It’s inspiring really. As you stood in the long, long pre-Christmas lines at airport security, you might have thought that the transportation safety authorities had already achieved the very summit of futility and waste. But no! They were only waiting for a signal to outdo themselves. That signal came with the Christmas underwear bomb attempt. The next day, air travelers confronted bans on blankets, electronics, late-flight bathroom visits, even reading materials.
Happily, the attack on Northwest Flight 253 seems at last to have triggered a belated reaction against ever-accumulating absurdities in the name of security. We’re hearing a demand for Israeli-style airport security: security that screens for terrorists, not bombs.
The reaction has been long in coming. The present approach was put in place by the Bush administration in the immediate aftermath of the 9/11 atrocities. Transportation Secretary Norm Mineta passionately disavowed anything that smacked of ethnic profiling. Everybody would be subject to the same screening: no leniency would be shown to toddlers, grandmothers and Congressional Medal of Honor Winners.
Now at last there’s a constituency for undoing Mineta’s mistake. But if we are going to do security right, we need to understand exactly what Mineta got wrong.
Post-9/11 security has been shaped by two imperatives.
The first is the desire to avoid ethnic profiling -- not to allow "Flying while Muslim" to become the 21st century equivalent of "Driving while Black."
The second is the desire to protect individual privacy and limit the police power of the security agencies.
It’s the first imperative that draws most of the criticism. It’s the second that is the real problem.
On his blog yesterday, Daniel Pipes reminded us of the procedure that saved an El Al jetliner from a terrorist bomb in 1986. A Palestinian terrorist had seduced an Irish-Catholic chambermaid at a London hotel. The woman, Anne-Marie Doreen Murphy, became pregnant. The terrorist promised to marry Murphy, if she would meet him in Israel for the wedding. He then planted a bomb in her luggage. Here’s the conversation that discovered the plot:
"What is the purpose of your trip to Israel?" Recalling [her lover] Hindawi's instructions, Murphy answered, "For a vacation."

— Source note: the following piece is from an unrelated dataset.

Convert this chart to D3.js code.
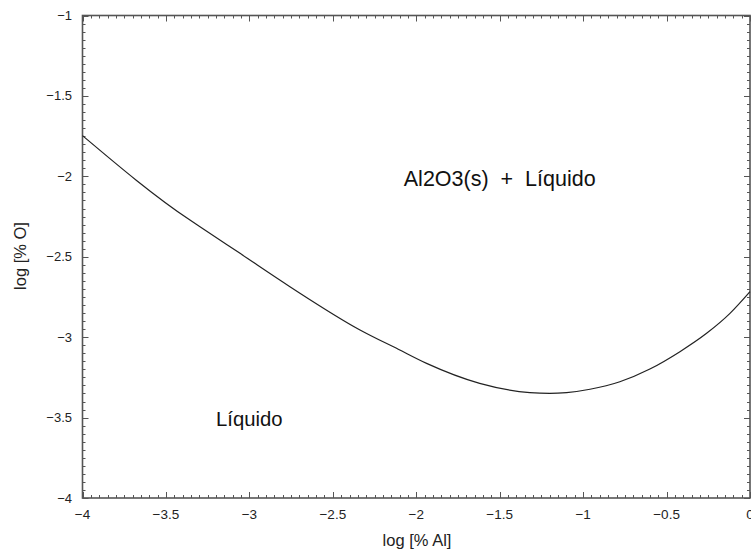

"Are you married, Miss Murphy?" "No."
"Traveling alone?" "Yes."
"Is this your first trip abroad?" "Yes."
"Do you have relatives in Israel?" "No."
"Are you going to meet someone in Israel?" "No.
"Has your vacation been planned for a long time?" "No."
"Where will you stay while you're in Israel?" "The Tel Aviv Hilton."
"How much money do you have with you?" "Fifty pounds." The Hilton at that time costing at least £70 a night, he asked:
"Do you have a credit card?" "Oh, yes," she replied, showing him an ID for cashing checks.
That did it, and the agent sent her bag for additional inspection, where the bombing apparatus was discovered.
There’s nothing ethnic about this profiling. It would seem Minetta-approved. But no -- there’s the second imperative.
Even in the recessionary year ending in September 2009, there occurred almost 710 million departures from U.S. airports. It would be impossibly time-consuming to subject every passenger to the degree of individuated scrutiny Ms Murphy encountered.
In order to concentrate the security officers’ time where it is most needed, we need a way to screen out the passengers who pose little risk.
In the early 2000s, the airlines proposed "trusted traveler" programs. Individuals who wished to pass more easily through airports could volunteer to disclose information to confirm that they presented little threat: length of time at their current residence, for example. These pieces of information would together generate a risk profile, and people who scored low would pass more easily. (The governments of the U.S. and Canada operate an analogous program at North American customs and immigration crossing points.)
Repeatedly, however, civil liberties groups objected to these proposals. They complained that the information requested was intrusive and excessive. Perhaps they also surmised that the passengers who would speed through the lines would be older, richer, more employed, more native-born, and more married than those waiting for Murphy-style questioning.
But of course it is the younger, poorer, less employed, less native-born and less married who are more likely to commit an attack -- and who are thus more appropriate persons for scrutiny
In other contexts, liberals do understand the power of probability. One of the most admired liberal policy books of the season, Mark Kleiman’s When Brute Force Fails, argues for reconsidering current law enforcement policy. His main recommendation is precisely to concentrate resources where they will do the most good. If that’s valid advice for the diversion of troubled young Americans away from crime -- why is not equally valid for diverting would-be terrorists from the airways?